• _WHAT THE TASK ASKS_:
Write out the entire listing below exactly as it appears, minus any pictures.

— START OF GIVEN MATERIAL —

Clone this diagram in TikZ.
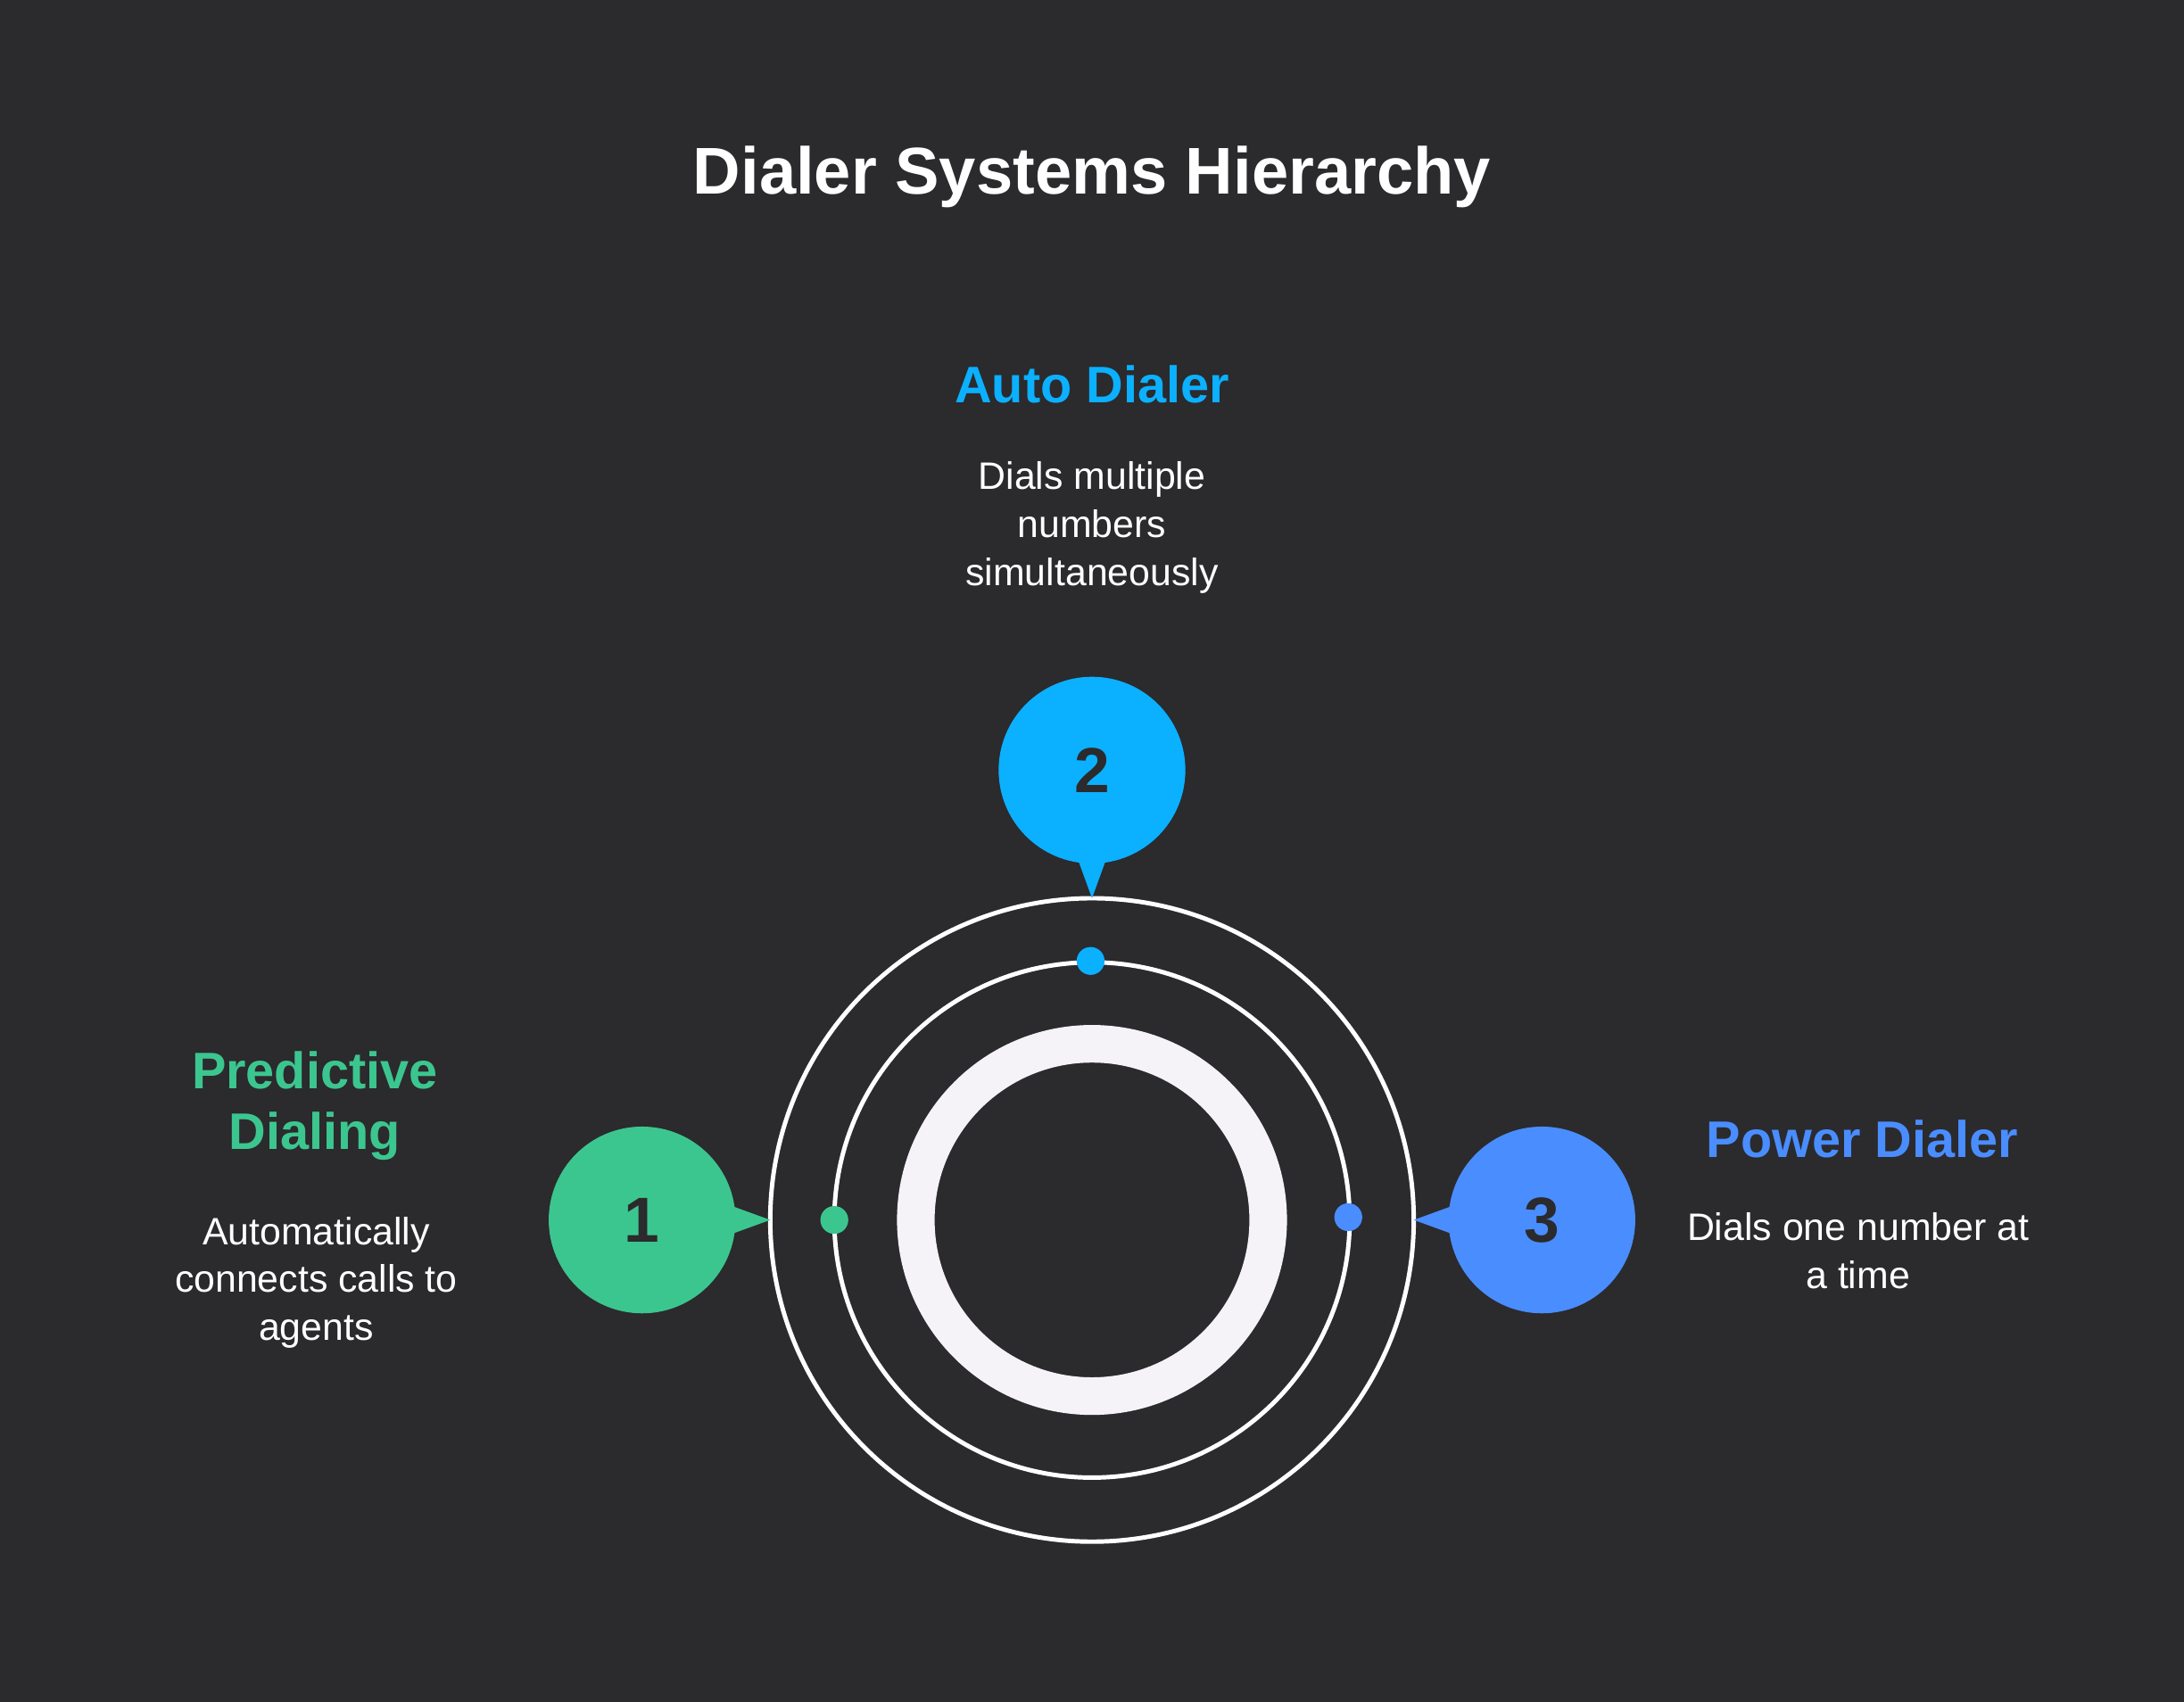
\documentclass[tikz,border=0pt]{standalone}
\usepackage{fontspec}
\setmainfont{Liberation Sans}
\usetikzlibrary{positioning}
\definecolor{bg}{HTML}{2B2A2D}
\definecolor{cgreen}{HTML}{3CC68F}
\definecolor{csky}{HTML}{0BB0FF}
\definecolor{cblue}{HTML}{4A8DFF}
\definecolor{cring}{HTML}{F5F3F7}
\tikzset{
	bubble/.style={circle, minimum size=1.34cm, inner sep=0pt, font=\bfseries\fontsize{13}{15}\selectfont, text=bg},
	head/.style={font=\bfseries\fontsize{10.5}{12.5}\selectfont, align=center},
	desc/.style={font=\fontsize{7.8}{9.8}\selectfont, text=white, align=center},
	dot/.style={circle, minimum size=0.2cm, inner sep=0pt}
}
\begin{document}
\begin{tikzpicture}[x=0.01cm, y=-0.01cm]
	\fill[bg] (0,0) rectangle (1568,1222);
	\useasboundingbox (0,0) rectangle (1568,1222);

	\node[font=\bfseries\fontsize{13.5}{16}\selectfont, text=white] (title) at (784,127) {Dialer Systems Hierarchy};

	% rings
	\draw[white, line width=0.9pt] (784,876) circle (231);
	\draw[white, line width=0.9pt] (784,876) circle (185);
	\draw[cring, line width=0.27cm] (784,876) circle (126.5);

	% pointers
	\coordinate (t2) at (784,645);
	\coordinate (t1) at (553,876);
	\coordinate (t3) at (1015,876);
	\fill[csky] (772,612) -- (796,612) -- (t2) -- cycle;
	\fill[cgreen] (520,864) -- (520,888) -- (t1) -- cycle;
	\fill[cblue] (1048,864) -- (1048,888) -- (t3) -- cycle;

	\node[bubble, fill=csky] (b2) at (784,553) {2};
	\node[bubble, fill=cgreen] (b1) at (461,876) {1};
	\node[bubble, fill=cblue] (b3) at (1107,876) {3};

	\node[dot, fill=csky] (d2) at (783,690) {};
	\node[dot, fill=cgreen] (d1) at (599,876) {};
	\node[dot, fill=cblue] (d3) at (968,874) {};

	% labels
	\node[head, text=csky] (h2) at (784,276) {Auto Dialer};
	\node[desc] (x2) at (784,379) {Dials multiple\\numbers\\simultaneously};
	\node[head, text=cgreen] (h1) at (226,794) {Predictive\\Dialing};
	\node[desc] (x1) at (227,921) {Automatically\\connects calls to\\agents};
	\node[head, text=cblue] (h3) at (1337,818) {Power Dialer};
	\node[desc] (x3) at (1334,898) {Dials one number at\\a time};
\end{tikzpicture}
\end{document}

— END OF GIVEN MATERIAL —

• _WRITTEN SOLUTION_:
Clone this diagram in TikZ.
\documentclass[tikz,border=0pt]{standalone}
\usepackage{fontspec}
\setmainfont{Liberation Sans}
\usetikzlibrary{positioning}
\definecolor{bg}{HTML}{2B2A2D}
\definecolor{cgreen}{HTML}{3CC68F}
\definecolor{csky}{HTML}{0BB0FF}
\definecolor{cblue}{HTML}{4A8DFF}
\definecolor{cring}{HTML}{F5F3F7}
\tikzset{
	bubble/.style={circle, minimum size=1.34cm, inner sep=0pt, font=\bfseries\fontsize{13}{15}\selectfont, text=bg},
	head/.style={font=\bfseries\fontsize{10.5}{12.5}\selectfont, align=center},
	desc/.style={font=\fontsize{7.8}{9.8}\selectfont, text=white, align=center},
	dot/.style={circle, minimum size=0.2cm, inner sep=0pt}
}
\begin{document}
\begin{tikzpicture}[x=0.01cm, y=-0.01cm]
	\fill[bg] (0,0) rectangle (1568,1222);
	\useasboundingbox (0,0) rectangle (1568,1222);

	\node[font=\bfseries\fontsize{13.5}{16}\selectfont, text=white] (title) at (784,127) {Dialer Systems Hierarchy};

	% rings
	\draw[white, line width=0.9pt] (784,876) circle (231);
	\draw[white, line width=0.9pt] (784,876) circle (185);
	\draw[cring, line width=0.27cm] (784,876) circle (126.5);

	% pointers
	\coordinate (t2) at (784,645);
	\coordinate (t1) at (553,876);
	\coordinate (t3) at (1015,876);
	\fill[csky] (772,612) -- (796,612) -- (t2) -- cycle;
	\fill[cgreen] (520,864) -- (520,888) -- (t1) -- cycle;
	\fill[cblue] (1048,864) -- (1048,888) -- (t3) -- cycle;

	\node[bubble, fill=csky] (b2) at (784,553) {2};
	\node[bubble, fill=cgreen] (b1) at (461,876) {1};
	\node[bubble, fill=cblue] (b3) at (1107,876) {3};

	\node[dot, fill=csky] (d2) at (783,690) {};
	\node[dot, fill=cgreen] (d1) at (599,876) {};
	\node[dot, fill=cblue] (d3) at (968,874) {};

	% labels
	\node[head, text=csky] (h2) at (784,276) {Auto Dialer};
	\node[desc] (x2) at (784,379) {Dials multiple\\numbers\\simultaneously};
	\node[head, text=cgreen] (h1) at (226,794) {Predictive\\Dialing};
	\node[desc] (x1) at (227,921) {Automatically\\connects calls to\\agents};
	\node[head, text=cblue] (h3) at (1337,818) {Power Dialer};
	\node[desc] (x3) at (1334,898) {Dials one number at\\a time};
\end{tikzpicture}
\end{document}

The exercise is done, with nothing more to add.